TWIN FALLS • The Idaho Department of Health and Welfare is appealing a hearing officer’s decision to dismiss fraud allegations and restore Medicaid provider status for Seasons of Hope.
An appeal was filed Tuesday.
IDHW spokesman Tom Shanahan said the bottom line is the agency is contesting the amount of money Seasons of Hope will have to pay in penalties.
A hearing officer decided the Chubbuck-based mental health agency will have to pay $94,161.40 in recoupment, $9,986.84 in civil monetary penalties and $8,145.12 in fines.
“We think Seasons of Hope owes taxpayers much more than that,” Shanahan said.
Heath Sommer, chief executive officer of Seasons of Hope, wrote in a statement Tuesday that government agencies have the right to investigate, not destroy.
“Idaho is too special of a place to become yet another headline of government scandal, and yet it is happening before our eyes in this case,” he writes. “To any rational citizen, the thought that the Department (of Health and Welfare), not liking the decision of a former chief district court judge, could simply send the case back to themselves for review, is just plain wrong.”
In March, Health and Welfare completed an 18-month investigation based on allegations of fraud and suspended Medicaid payments to Seasons of Hope.
The agency alleged the company altered records, billed for services that weren’t covered, misrepresented services, billed for services not documented or provided, and billed for medically unnecessary services.
Seasons of Hope appealed, admitting that paperwork and billing errors were made but denied any fraud.
In April, the company laid off almost all of its 100 employees and closed seven clinics around the state.
Ten employees at the Twin Falls and Burley clinics lost their jobs.
Last month, hearing officer Peter McDermott dismissed allegations of fraud against Seasons of Hope and restored the company’s Medicaid provider status.
“Making errors is not fraud,” he wrote in a decision. “Fraud requires an intentional act.
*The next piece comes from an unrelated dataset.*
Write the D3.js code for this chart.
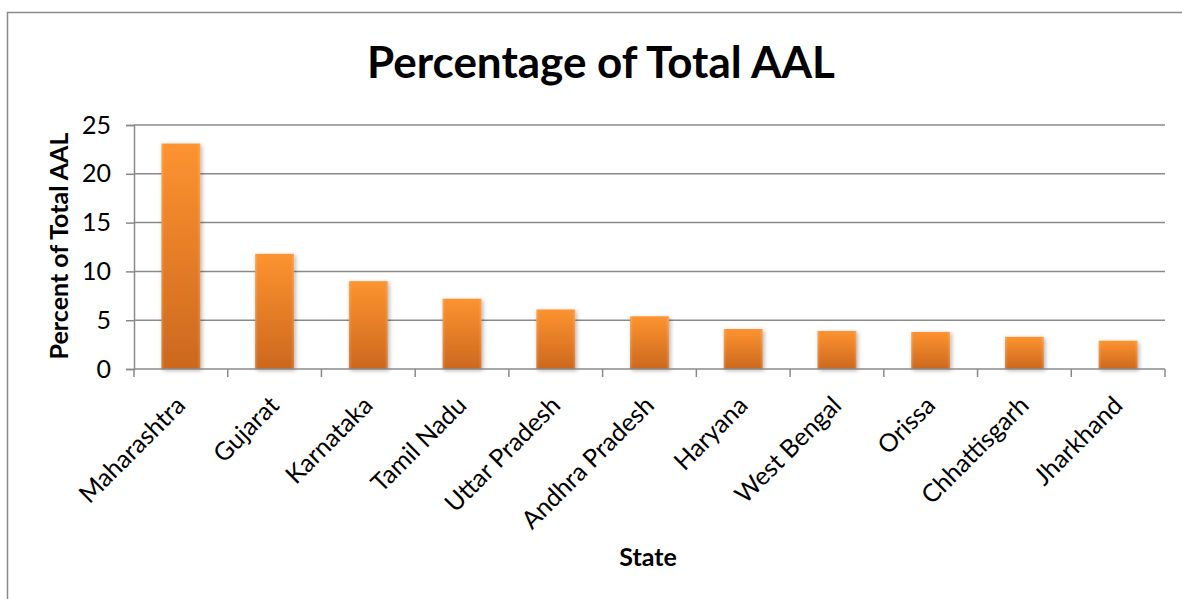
<!DOCTYPE html>
<html>
<head>
<meta charset="utf-8">
<script src="https://cdn.jsdelivr.net/npm/d3@7"></script>
<style>
  html, body { margin: 0; padding: 0; background: #fff; }
  svg { display: block; font-family: Lato, "Open Sans", sans-serif; }
</style>
</head>
<body>
<svg id="chart" width="1182" height="599"></svg>
<script>
// Share of total average annual loss by state
const states = ["Maharashtra", "Gujarat", "Karnataka", "Tamil Nadu", "Uttar Pradesh",
  "Andhra Pradesh", "Haryana", "West Bengal", "Orissa", "Chhattisgarh", "Jharkhand"];
const percentAAL = [23.1, 11.8, 9.0, 7.2, 6.1, 5.4, 4.1, 3.9, 3.8, 3.3, 2.9];
const yTicks = [0, 5, 10, 15, 20, 25];

const titleText = "Percentage of Total AAL";
const yTitle = "Percent of Total AAL";
const xTitle = "State";

const svg = d3.select("#chart");
const W = 1182, H = 599;
const plot = { left: 134, right: 1165, top: 125, bottom: 369 };

// outer chart frame (runs past the right and bottom edges)
svg.append("rect")
  .attr("x", 7.5).attr("y", 12.5)
  .attr("width", W + 20).attr("height", H + 20)
  .attr("fill", "#fff").attr("stroke", "#8a8a8a").attr("stroke-width", 1.5);

const defs = svg.append("defs");
const grad = defs.append("linearGradient")
  .attr("id", "barFill").attr("x1", 0).attr("y1", 0).attr("x2", 0).attr("y2", 1);
grad.append("stop").attr("offset", "0%").attr("stop-color", "#fd9330");
grad.append("stop").attr("offset", "100%").attr("stop-color", "#cc681e");

const edge = defs.append("linearGradient")
  .attr("id", "barEdge").attr("x1", 0).attr("y1", 0).attr("x2", 1).attr("y2", 0);
edge.append("stop").attr("offset", "0%").attr("stop-color", "#fff").attr("stop-opacity", 0.18);
edge.append("stop").attr("offset", "8%").attr("stop-color", "#fff").attr("stop-opacity", 0);
edge.append("stop").attr("offset", "92%").attr("stop-color", "#fff").attr("stop-opacity", 0);
edge.append("stop").attr("offset", "100%").attr("stop-color", "#fff").attr("stop-opacity", 0.18);

const shadow = defs.append("filter").attr("id", "barShadow")
  .attr("x", "-30%").attr("y", "-10%").attr("width", "160%").attr("height", "130%");
shadow.append("feDropShadow")
  .attr("dx", 1.5).attr("dy", 1.5).attr("stdDeviation", 2)
  .attr("flood-color", "#000").attr("flood-opacity", 0.3);

const x = d3.scaleBand().domain(states).range([plot.left, plot.right]).padding(0);
const y = d3.scaleLinear().domain([0, 25]).range([plot.bottom, plot.top]);

// value axis with tick stubs left of the axis line
const yAxis = d3.axisLeft(y).tickValues(yTicks).tickSize(8).tickPadding(15)
  .tickFormat(d3.format("d"));
const gy = svg.append("g").attr("transform", `translate(${plot.left},0)`).call(yAxis);
gy.select(".domain").attr("stroke", "#8a8a8a").attr("stroke-width", 1.5);
gy.selectAll(".tick line").attr("stroke", "#8a8a8a").attr("stroke-width", 1.5);
gy.selectAll(".tick text").attr("fill", "#000").style("font-size", "25px")
  .style("font-family", "Lato, sans-serif");

// horizontal gridlines
svg.append("g").selectAll("line").data(yTicks.filter(d => d > 0)).join("line")
  .attr("x1", plot.left).attr("x2", plot.right)
  .attr("y1", d => y(d)).attr("y2", d => y(d))
  .attr("stroke", "#8a8a8a").attr("stroke-width", 1.5);

// bars
const barW = x.bandwidth() * 0.415;
const bars = svg.append("g");
bars.selectAll("rect.bar").data(states).join("rect").attr("class", "bar")
  .attr("x", d => x(d) + (x.bandwidth() - barW) / 2)
  .attr("width", barW)
  .attr("y", (d, i) => y(percentAAL[i]))
  .attr("height", (d, i) => y(0) - y(percentAAL[i]))
  .attr("fill", "url(#barFill)")
  .attr("filter", "url(#barShadow)");
bars.selectAll("rect.edge").data(states).join("rect").attr("class", "edge")
  .attr("x", d => x(d) + (x.bandwidth() - barW) / 2)
  .attr("width", barW)
  .attr("y", (d, i) => y(percentAAL[i]))
  .attr("height", (d, i) => y(0) - y(percentAAL[i]))
  .attr("fill", "url(#barEdge)");

// category axis: ticks at band boundaries
svg.append("line")
  .attr("x1", plot.left).attr("x2", plot.right)
  .attr("y1", y(0)).attr("y2", y(0))
  .attr("stroke", "#8a8a8a").attr("stroke-width", 1.5);
const bounds = states.map(d => x(d)).concat([x(states[states.length - 1]) + x.bandwidth()]);
svg.append("g").selectAll("line").data(bounds).join("line")
  .attr("x1", d => d).attr("x2", d => d)
  .attr("y1", y(0)).attr("y2", y(0) + 8)
  .attr("stroke", "#8a8a8a").attr("stroke-width", 1.5);

svg.append("g").selectAll("text").data(states).join("text")
  .attr("transform", d => `translate(${x(d) + x.bandwidth() / 2 + 6},${y(0) + 38}) rotate(-45)`)
  .attr("text-anchor", "end")
  .style("font-size", "25px")
  .attr("fill", "#000")
  .text(d => d);

// titles
svg.append("text")
  .attr("x", 601).attr("y", 78)
  .attr("text-anchor", "middle")
  .style("font-size", "44px").style("font-weight", "bold")
  .text(titleText);

svg.append("text")
  .attr("transform", `translate(68,246) rotate(-90)`)
  .attr("text-anchor", "middle")
  .style("font-size", "25px").style("font-weight", "bold")
  .text(yTitle);

svg.append("text")
  .attr("x", 648).attr("y", 566)
  .attr("text-anchor", "middle")
  .style("font-size", "25px").style("font-weight", "bold")
  .text(xTitle);
</script>
</body>
</html>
There is no proof that Seasons of Hope committed fraud.”
Health and Welfare’s appeal filed Tuesday states the agency suspended Medicaid payments to Seasons of Hope as required by federal law when there are “credible allegations of fraud.”
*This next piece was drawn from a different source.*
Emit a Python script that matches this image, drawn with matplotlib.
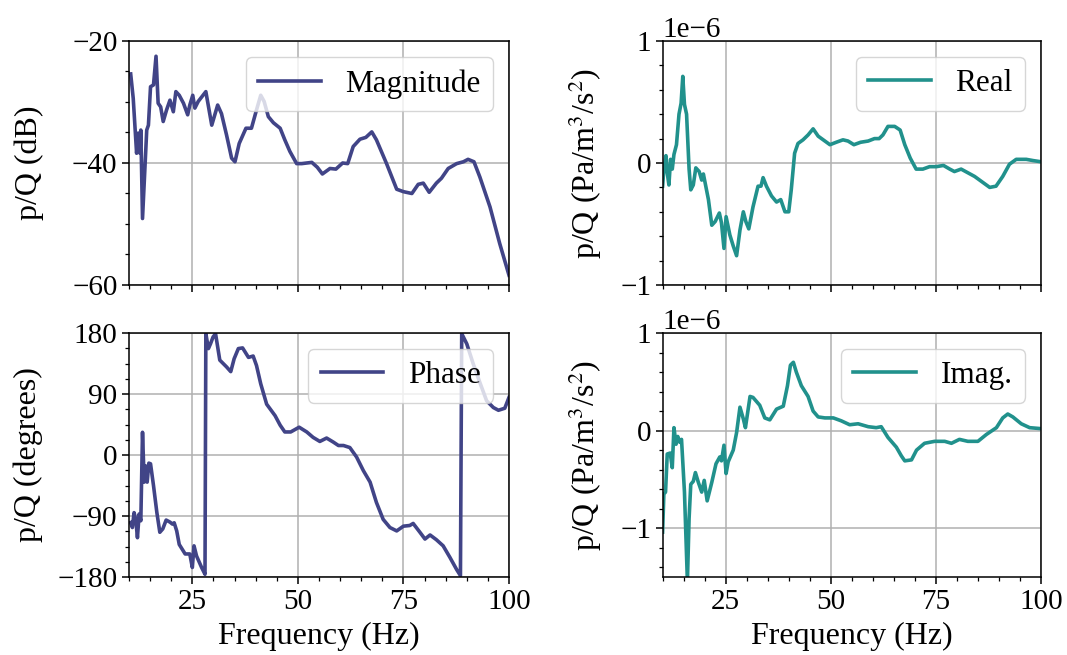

“DHW never alleged that fraud occurred in this case; DHW merely suspended payments based on credible allegations made by others,” according to the appeal.
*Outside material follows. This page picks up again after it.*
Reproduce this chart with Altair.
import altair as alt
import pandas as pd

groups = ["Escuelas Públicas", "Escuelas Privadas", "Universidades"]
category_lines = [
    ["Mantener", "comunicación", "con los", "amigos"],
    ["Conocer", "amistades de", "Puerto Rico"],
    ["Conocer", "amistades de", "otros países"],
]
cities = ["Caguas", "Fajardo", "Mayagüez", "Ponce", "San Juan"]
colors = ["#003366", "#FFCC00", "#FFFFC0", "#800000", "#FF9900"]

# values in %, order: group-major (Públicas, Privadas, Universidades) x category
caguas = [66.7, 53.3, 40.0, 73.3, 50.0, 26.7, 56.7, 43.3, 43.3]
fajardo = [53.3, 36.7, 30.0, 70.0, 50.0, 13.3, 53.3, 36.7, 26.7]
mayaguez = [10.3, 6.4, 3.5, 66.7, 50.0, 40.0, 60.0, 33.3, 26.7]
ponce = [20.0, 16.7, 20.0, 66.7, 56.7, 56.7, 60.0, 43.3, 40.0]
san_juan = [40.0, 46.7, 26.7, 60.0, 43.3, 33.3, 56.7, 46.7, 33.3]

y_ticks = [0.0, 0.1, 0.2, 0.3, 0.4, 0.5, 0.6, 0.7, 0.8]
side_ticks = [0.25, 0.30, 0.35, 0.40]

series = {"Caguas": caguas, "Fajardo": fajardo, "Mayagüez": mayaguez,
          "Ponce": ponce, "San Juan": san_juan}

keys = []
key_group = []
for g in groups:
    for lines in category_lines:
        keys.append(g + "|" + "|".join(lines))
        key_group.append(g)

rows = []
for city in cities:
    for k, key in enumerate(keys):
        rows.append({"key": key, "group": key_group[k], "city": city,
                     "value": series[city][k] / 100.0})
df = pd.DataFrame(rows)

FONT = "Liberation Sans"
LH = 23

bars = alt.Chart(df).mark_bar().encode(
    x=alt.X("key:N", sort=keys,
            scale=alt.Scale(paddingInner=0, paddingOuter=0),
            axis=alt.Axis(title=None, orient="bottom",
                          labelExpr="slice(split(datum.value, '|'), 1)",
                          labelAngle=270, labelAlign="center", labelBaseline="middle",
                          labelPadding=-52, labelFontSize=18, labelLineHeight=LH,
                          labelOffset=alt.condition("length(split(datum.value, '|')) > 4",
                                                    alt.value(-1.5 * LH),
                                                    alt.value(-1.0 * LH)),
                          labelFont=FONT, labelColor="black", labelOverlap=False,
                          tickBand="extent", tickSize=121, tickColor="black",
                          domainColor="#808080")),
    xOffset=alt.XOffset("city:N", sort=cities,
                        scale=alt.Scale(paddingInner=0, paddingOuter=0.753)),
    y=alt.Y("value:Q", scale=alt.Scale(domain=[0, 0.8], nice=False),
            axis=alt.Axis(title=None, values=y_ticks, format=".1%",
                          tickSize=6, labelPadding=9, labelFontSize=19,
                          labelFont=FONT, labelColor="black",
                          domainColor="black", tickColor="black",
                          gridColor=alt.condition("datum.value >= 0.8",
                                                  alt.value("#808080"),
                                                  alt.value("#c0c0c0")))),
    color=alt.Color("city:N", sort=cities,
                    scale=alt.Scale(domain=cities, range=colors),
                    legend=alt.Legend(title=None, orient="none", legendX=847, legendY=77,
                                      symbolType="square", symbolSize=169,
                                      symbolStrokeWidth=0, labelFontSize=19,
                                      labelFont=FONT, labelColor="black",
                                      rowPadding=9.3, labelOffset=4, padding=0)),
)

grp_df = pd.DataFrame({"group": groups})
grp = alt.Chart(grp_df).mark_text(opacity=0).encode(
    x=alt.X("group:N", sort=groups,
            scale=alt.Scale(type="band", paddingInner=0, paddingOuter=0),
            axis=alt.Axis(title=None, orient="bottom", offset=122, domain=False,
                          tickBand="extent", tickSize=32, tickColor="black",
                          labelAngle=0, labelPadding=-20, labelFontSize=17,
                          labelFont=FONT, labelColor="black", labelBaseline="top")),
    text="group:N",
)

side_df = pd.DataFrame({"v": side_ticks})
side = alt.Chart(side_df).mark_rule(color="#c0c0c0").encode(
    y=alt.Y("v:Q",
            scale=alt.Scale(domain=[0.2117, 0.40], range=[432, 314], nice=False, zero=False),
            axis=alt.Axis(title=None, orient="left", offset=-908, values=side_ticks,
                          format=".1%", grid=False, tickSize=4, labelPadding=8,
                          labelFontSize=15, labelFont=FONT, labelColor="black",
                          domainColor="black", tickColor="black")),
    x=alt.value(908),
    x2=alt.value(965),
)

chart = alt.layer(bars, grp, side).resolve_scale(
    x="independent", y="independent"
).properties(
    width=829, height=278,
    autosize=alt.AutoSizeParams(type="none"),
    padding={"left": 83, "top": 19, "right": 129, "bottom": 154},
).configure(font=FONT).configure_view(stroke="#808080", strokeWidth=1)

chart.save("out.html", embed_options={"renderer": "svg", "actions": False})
The document claims there isn’t a rule under the Idaho Administrative Procedures Act allowing a hearing officer to lift the suspension of Medicaid payments.
After a mid-September deadline for filing briefs, the director of the Idaho Department of Health and Welfare will have 56 days to make a ruling.
If Seasons of Hope appeals once a decision is made, Shanahan said he believes the case would go to district court.